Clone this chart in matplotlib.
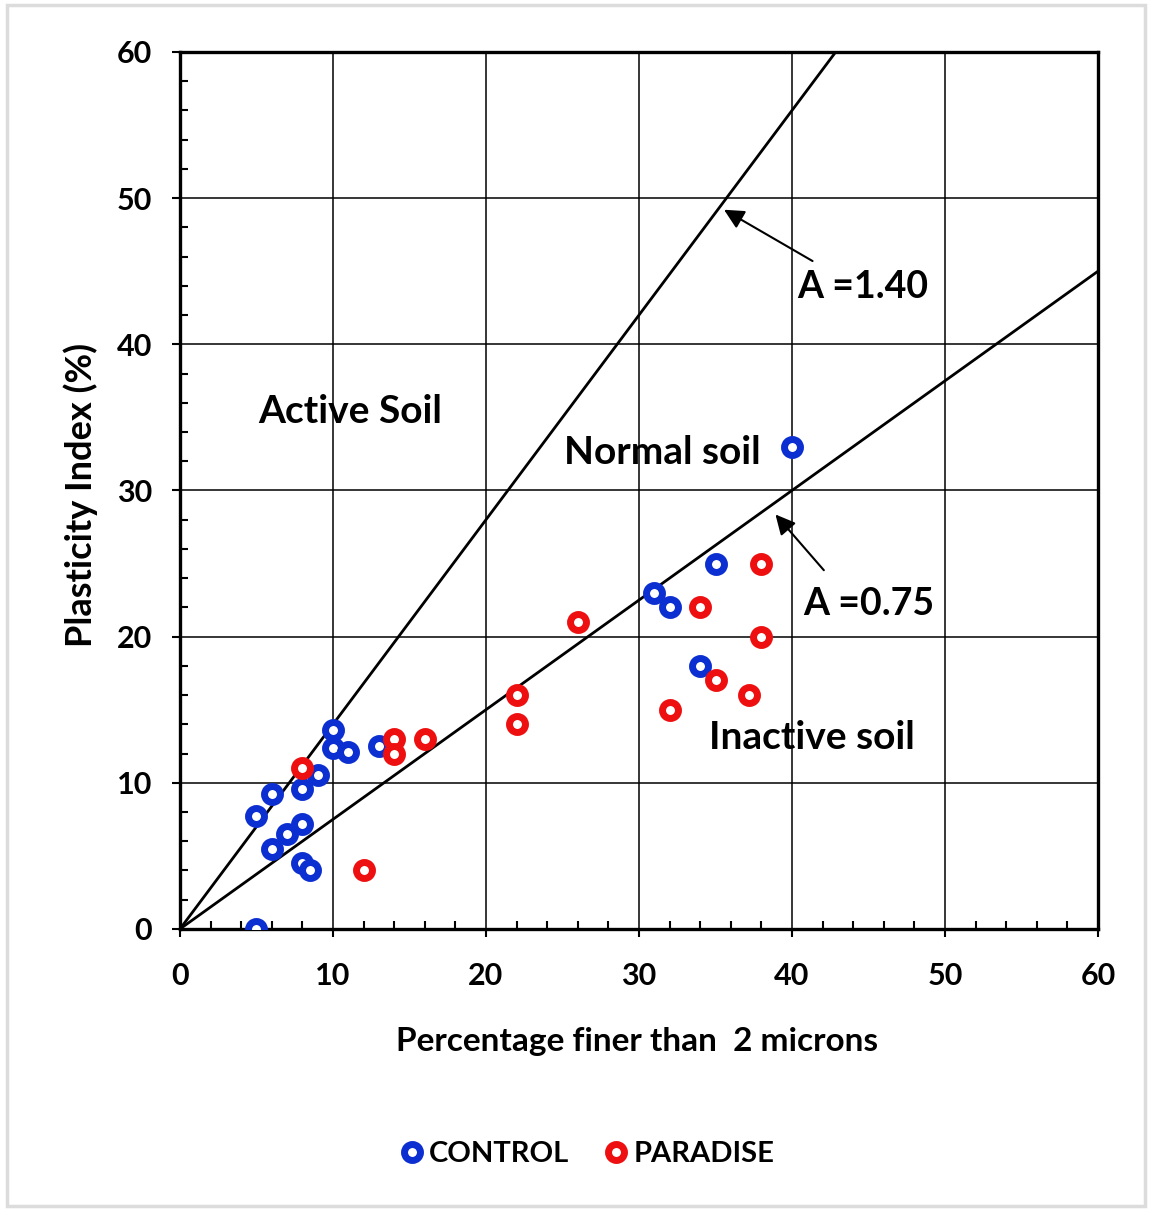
import matplotlib.pyplot as plt
import numpy as np
from matplotlib.patches import Rectangle
from matplotlib.ticker import MultipleLocator

plt.rcParams['font.family'] = ['Lato', 'DejaVu Sans']
plt.rcParams['font.weight'] = 'bold'

# clay fraction (% finer than 2 microns) vs plasticity index (%)
control_clay = [5, 5, 6, 6, 7, 8, 8, 9, 10, 10, 11, 13, 8, 8.5, 31, 32, 35, 34, 40]
control_pi = [0, 7.7, 9.2, 5.5, 6.5, 7.2, 9.6, 10.5, 13.6, 12.4, 12.1, 12.5, 4.5, 4.0, 23, 22, 25, 18, 33]

paradise_clay = [8, 14, 14, 16, 12, 26, 22, 22, 34, 38, 38, 35, 37.2, 32]
paradise_pi = [11, 13, 12, 13, 4, 21, 16, 14, 22, 25, 20, 17, 16, 15]

# activity lines A = PI / clay fraction
activities = [1.40, 0.75]

fig = plt.figure(figsize=(11.5, 12.11), dpi=100)
ax = fig.add_axes([0.1565, 0.2329, 0.7983, 0.7242])

ax.set_xlim(0, 60)
ax.set_ylim(0, 60)
ax.xaxis.set_major_locator(MultipleLocator(10))
ax.yaxis.set_major_locator(MultipleLocator(10))
ax.xaxis.set_minor_locator(MultipleLocator(2))
ax.yaxis.set_minor_locator(MultipleLocator(2))
ax.grid(True, which='major', color='black', lw=1.1)
ax.tick_params(which='major', direction='out', length=6, width=1.5, labelsize=22)
ax.tick_params(axis='x', which='major', pad=18)
ax.tick_params(axis='y', which='major', pad=14)
ax.tick_params(which='minor', direction='in', length=6, width=1.5)
for lab in ax.get_xticklabels() + ax.get_yticklabels():
    lab.set_fontweight('bold')
for s in ax.spines.values():
    s.set_linewidth(2.4)

xx = np.array([0, 60])
for a in activities:
    ax.plot(xx, a * xx, color='black', lw=2.0, zorder=3)

ring = dict(ls='none', marker='o', ms=11.5, mew=5, mfc='white', zorder=4)
ax.plot(control_clay, control_pi, mec='#0b2fd0', label='CONTROL', **ring)
ax.plot(paradise_clay, paradise_pi, mec='#ee1010', label='PARADISE', **ring)

ax.set_xlabel('Percentage finer than  2 microns', fontsize=24, fontweight='bold')
ax.set_ylabel('Plasticity Index (%)', fontsize=26, fontweight='bold')
ax.xaxis.set_label_coords(0.498, -0.112)
ax.yaxis.set_label_coords(-0.089, 0.495)

ax.text(11.1, 35.4, 'Active Soil', fontsize=28, ha='center', va='center', zorder=1)
ax.text(31.5, 32.6, 'Normal soil', fontsize=28, ha='center', va='center', zorder=1)
ax.text(41.3, 13.1, 'Inactive soil', fontsize=28, ha='center', va='center', zorder=1)

arrow = dict(arrowstyle='-|>', color='black', lw=1.5, mutation_scale=30)
ax.annotate('', xy=(35.4, 49.3), xytext=(41.5, 45.6), arrowprops=arrow)
ax.text(44.6, 43.9, 'A =1.40', fontsize=27, ha='center', va='center')
ax.annotate('', xy=(38.8, 28.5), xytext=(42.2, 24.4), arrowprops=arrow)
ax.text(45.0, 22.2, 'A =0.75', fontsize=27, ha='center', va='center')

leg = fig.legend(loc='center', bbox_to_anchor=(0.508, 0.047), ncol=2, frameon=False,
                 prop={'size': 21, 'weight': 'bold'}, handletextpad=0.0,
                 columnspacing=1.0, handlelength=1.2)

fig.add_artist(Rectangle((0.006, 0.004), 0.99, 0.992, transform=fig.transFigure,
                         fill=False, ec='#dcdcdc', lw=2.5))

fig.savefig('out.png', dpi=100)
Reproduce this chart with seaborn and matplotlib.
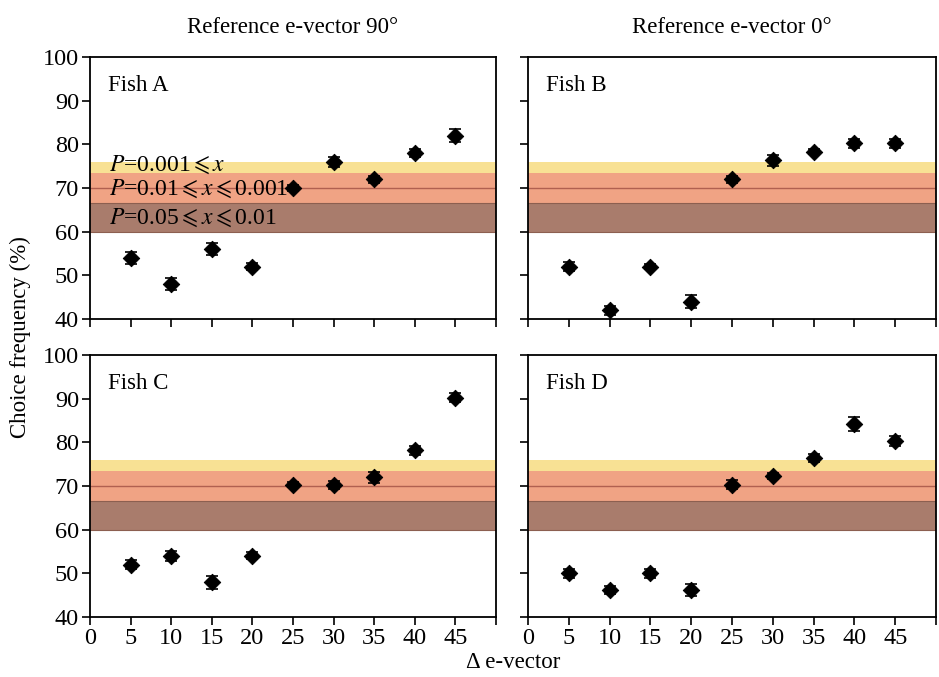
import numpy as np
import pandas as pd
import matplotlib
matplotlib.use("Agg")
import matplotlib.pyplot as plt
import seaborn as sns

sns.set_style("ticks")
plt.rcParams['font.family'] = ['Liberation Serif', 'DejaVu Serif']
plt.rcParams['mathtext.fontset'] = 'stix'
plt.rcParams['text.color'] = 'black'
plt.rcParams['axes.labelcolor'] = 'black'
plt.rcParams['xtick.color'] = 'black'
plt.rcParams['ytick.color'] = 'black'

delta = [5, 10, 15, 20, 25, 30, 35, 40, 45]
fish_a = [54, 48, 56, 52, 70, 76, 72, 78, 82]
fish_a_err = [1.3, 1.3, 1.3, 0.8, 0.8, 1.2, 0.8, 1.0, 1.5]
fish_b = [52, 42, 52, 44, 72, 76.3, 78.3, 80.2, 80.2]
fish_b_err = [1.0, 1.0, 0.6, 1.5, 0.8, 1.2, 0.6, 1.0, 1.0]
fish_c = [52, 54, 48, 54, 70.3, 70.2, 72, 78.2, 90.2]
fish_c_err = [1.0, 1.2, 1.5, 0.8, 0.6, 1.0, 1.2, 1.0, 1.0]
fish_d = [50, 46.2, 50, 46.2, 70.3, 72.3, 76.4, 84.2, 80.3]
fish_d_err = [1.0, 1.0, 1.0, 1.3, 1.0, 0.6, 1.0, 1.5, 1.2]

fish_names = ["Fish A", "Fish B", "Fish C", "Fish D"]
col_titles = ["Reference e-vector 90\u00b0", "Reference e-vector 0\u00b0"]
x_ticks = [0, 5, 10, 15, 20, 25, 30, 35, 40, 45, 50]
x_tick_labels = ["0", "5", "10", "15", "20", "25", "30", "35", "40", "45", ""]
y_ticks = [40, 50, 60, 70, 80, 90, 100]

# significance bands (lower, upper)
band_brown = (60, 66.5)
band_orange = (66.5, 73.5)
band_yellow = (73.5, 76)
chance_line = 70

series = [(fish_a, fish_a_err), (fish_b, fish_b_err), (fish_c, fish_c_err), (fish_d, fish_d_err)]

fig = plt.figure(figsize=(9.39, 6.77), dpi=100)
W, H = 939, 677
def rect(x0, x1, y0, y1):
    return [x0 / W, 1 - y1 / H, (x1 - x0) / W, (y1 - y0) / H]

rects = [rect(90, 496, 57, 319), rect(528, 936, 57, 319),
         rect(90, 496, 355, 617), rect(528, 936, 355, 617)]

fs = 16.5
for i, (r, (vals, errs)) in enumerate(zip(rects, series)):
    ax = fig.add_axes(r)
    ax.axhspan(*band_brown, color='#a97c6c', zorder=0, lw=0)
    ax.axhspan(*band_orange, color='#f0a384', zorder=0, lw=0)
    ax.axhspan(*band_yellow, color='#f8e194', zorder=0, lw=0)
    for yb in [band_brown[0], band_orange[0]]:
        ax.axhline(yb, color='#8c5f50', lw=0.8, zorder=0.5)
    ax.axhline(chance_line, color='#b06050', lw=1.0, zorder=0.5)
    df = pd.DataFrame({"delta": delta, "freq": vals, "err": errs})
    ax.errorbar(df["delta"], df["freq"], yerr=df["err"], fmt='none',
                ecolor='black', elinewidth=1.2, capsize=4, capthick=1.2, zorder=2)
    sns.scatterplot(data=df, x="delta", y="freq", marker='D', s=70,
                    color='black', edgecolor='black', ax=ax, zorder=3, legend=False)
    ax.set_xlim(0, 50)
    ax.set_ylim(40, 100)
    ax.set_xticks(x_ticks)
    ax.set_yticks(y_ticks)
    ax.set_xlabel("")
    ax.set_ylabel("")
    for s in ax.spines.values():
        s.set_visible(True)
        s.set_linewidth(1.3)
        s.set_color('black')
    ax.tick_params(direction='out', length=6, width=1.2, labelsize=17.5, colors='black', pad=2)
    if i in (2, 3):
        ax.set_xticklabels(x_tick_labels)
    else:
        ax.set_xticklabels([])
    if i in (1, 3):
        ax.set_yticklabels([])
    ax.text(0.045, 0.93, fish_names[i], transform=ax.transAxes, fontsize=fs,
            ha='left', va='top', color='black')
    if i < 2:
        ax.set_title(col_titles[i], fontsize=fs, pad=17, color='black')
    if i == 0:
        ax.text(2.3, 75.3, r"$P$=0.001$\leqslant x$", fontsize=17, va='center', ha='left')
        ax.text(2.3, 69.8, r"$P$=0.01$\leqslant x \leqslant$0.001", fontsize=17, va='center', ha='left')
        ax.text(2.3, 63.2, r"$P$=0.05$\leqslant x \leqslant$0.01", fontsize=17, va='center', ha='left')

fig.text(20 / W, 1 - 337 / H, "Choice frequency (%)", rotation=90, fontsize=fs,
         ha='center', va='center')
fig.text(513 / W, 1 - 663 / H, "\u0394 e-vector", fontsize=fs, ha='center', va='center')

fig.savefig("out.png", dpi=100)
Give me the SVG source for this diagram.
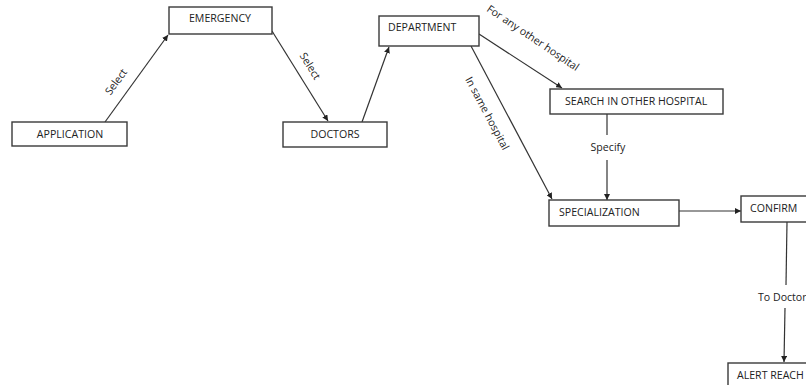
<svg xmlns="http://www.w3.org/2000/svg" width="806" height="385" viewBox="0 0 806 385">
<style>
.box{fill:#fff;stroke:#3a3a3a;stroke-width:1.4}
.t{font-family:"Open Sans","Liberation Sans",sans-serif;font-size:10.6px;fill:#222}
.c{stroke:#333;stroke-width:1.2;fill:none}
.a{stroke:#333;stroke-width:1.2;fill:none;marker-end:url(#ah)}
</style>
<defs>
<marker id="ah" viewBox="0 0 10 10" refX="10" refY="5" markerWidth="6" markerHeight="6" markerUnits="userSpaceOnUse" orient="auto">
<path d="M0,0 L10,5 L0,10 z" fill="#222"/>
</marker>
</defs>
<rect width="806" height="385" fill="#fff"/>
<g id="connectors">
<line class="a" x1="105" y1="122" x2="168" y2="35"/>
<line class="a" x1="272" y1="31" x2="328" y2="121"/>
<line class="a" x1="362" y1="122" x2="389" y2="47"/>
<line class="a" x1="479" y1="34" x2="562" y2="88"/>
<line class="a" x1="471" y1="46" x2="552" y2="199"/>
<line class="c" x1="607" y1="114" x2="607" y2="135"/>
<line class="a" x1="607" y1="160" x2="607" y2="200"/>
<line class="a" x1="679" y1="211" x2="741" y2="211"/>
<line class="c" x1="787" y1="222" x2="786" y2="285"/>
<line class="a" x1="785" y1="308" x2="784" y2="362"/>
<text class="t" transform="translate(119,84) rotate(-54)" text-anchor="middle">Select</text>
<text class="t" transform="translate(307,68) rotate(58)" text-anchor="middle">Select</text>
<text class="t" transform="translate(531,41) rotate(34)" text-anchor="middle">For any other hospital</text>
<text class="t" transform="translate(484,115) rotate(62)" text-anchor="middle">In same hospital</text>
<text class="t" x="608" y="151" text-anchor="middle">Specify</text>
<text class="t" x="758" y="301">To Doctor</text>
</g>
<g id="application"><rect class="box" x="12" y="122" width="115" height="24"/><text class="t" x="70" y="138" text-anchor="middle">APPLICATION</text></g>
<g id="emergency"><rect class="box" x="169" y="7" width="103" height="27"/><text class="t" x="220" y="22" text-anchor="middle">EMERGENCY</text></g>
<g id="doctors"><rect class="box" x="283" y="122" width="104" height="25"/><text class="t" x="335" y="138" text-anchor="middle">DOCTORS</text></g>
<g id="department"><rect class="box" x="379" y="16" width="100" height="30"/><text class="t" x="388" y="31">DEPARTMENT</text></g>
<g id="search"><rect class="box" x="550" y="89" width="173" height="25"/><text class="t" x="565" y="105">SEARCH IN OTHER HOSPITAL</text></g>
<g id="specialization"><rect class="box" x="549" y="200" width="130" height="26"/><text class="t" x="559" y="216">SPECIALIZATION</text></g>
<g id="confirm"><rect class="box" x="741" y="196" width="70" height="26"/><text class="t" x="750" y="212">CONFIRM</text></g>
<g id="alert"><rect class="box" x="728" y="363" width="90" height="30"/><text class="t" x="737" y="379">ALERT REACH</text></g>
</svg>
···
### What you will do
Omit all pictures, and reproduce exactly the lines from the one holding "Reproduce this chart" through the one holding "rect(90, 496, 355, 617), rect(528, 936, 355, 617)]", both included.

### Exercise output
Reproduce this chart with seaborn and matplotlib.
import numpy as np
import pandas as pd
import matplotlib
matplotlib.use("Agg")
import matplotlib.pyplot as plt
import seaborn as sns

sns.set_style("ticks")
plt.rcParams['font.family'] = ['Liberation Serif', 'DejaVu Serif']
plt.rcParams['mathtext.fontset'] = 'stix'
plt.rcParams['text.color'] = 'black'
plt.rcParams['axes.labelcolor'] = 'black'
plt.rcParams['xtick.color'] = 'black'
plt.rcParams['ytick.color'] = 'black'

delta = [5, 10, 15, 20, 25, 30, 35, 40, 45]
fish_a = [54, 48, 56, 52, 70, 76, 72, 78, 82]
fish_a_err = [1.3, 1.3, 1.3, 0.8, 0.8, 1.2, 0.8, 1.0, 1.5]
fish_b = [52, 42, 52, 44, 72, 76.3, 78.3, 80.2, 80.2]
fish_b_err = [1.0, 1.0, 0.6, 1.5, 0.8, 1.2, 0.6, 1.0, 1.0]
fish_c = [52, 54, 48, 54, 70.3, 70.2, 72, 78.2, 90.2]
fish_c_err = [1.0, 1.2, 1.5, 0.8, 0.6, 1.0, 1.2, 1.0, 1.0]
fish_d = [50, 46.2, 50, 46.2, 70.3, 72.3, 76.4, 84.2, 80.3]
fish_d_err = [1.0, 1.0, 1.0, 1.3, 1.0, 0.6, 1.0, 1.5, 1.2]

fish_names = ["Fish A", "Fish B", "Fish C", "Fish D"]
col_titles = ["Reference e-vector 90\u00b0", "Reference e-vector 0\u00b0"]
x_ticks = [0, 5, 10, 15, 20, 25, 30, 35, 40, 45, 50]
x_tick_labels = ["0", "5", "10", "15", "20", "25", "30", "35", "40", "45", ""]
y_ticks = [40, 50, 60, 70, 80, 90, 100]

# significance bands (lower, upper)
band_brown = (60, 66.5)
band_orange = (66.5, 73.5)
band_yellow = (73.5, 76)
chance_line = 70

series = [(fish_a, fish_a_err), (fish_b, fish_b_err), (fish_c, fish_c_err), (fish_d, fish_d_err)]

fig = plt.figure(figsize=(9.39, 6.77), dpi=100)
W, H = 939, 677
def rect(x0, x1, y0, y1):
    return [x0 / W, 1 - y1 / H, (x1 - x0) / W, (y1 - y0) / H]

rects = [rect(90, 496, 57, 319), rect(528, 936, 57, 319),
         rect(90, 496, 355, 617), rect(528, 936, 355, 617)]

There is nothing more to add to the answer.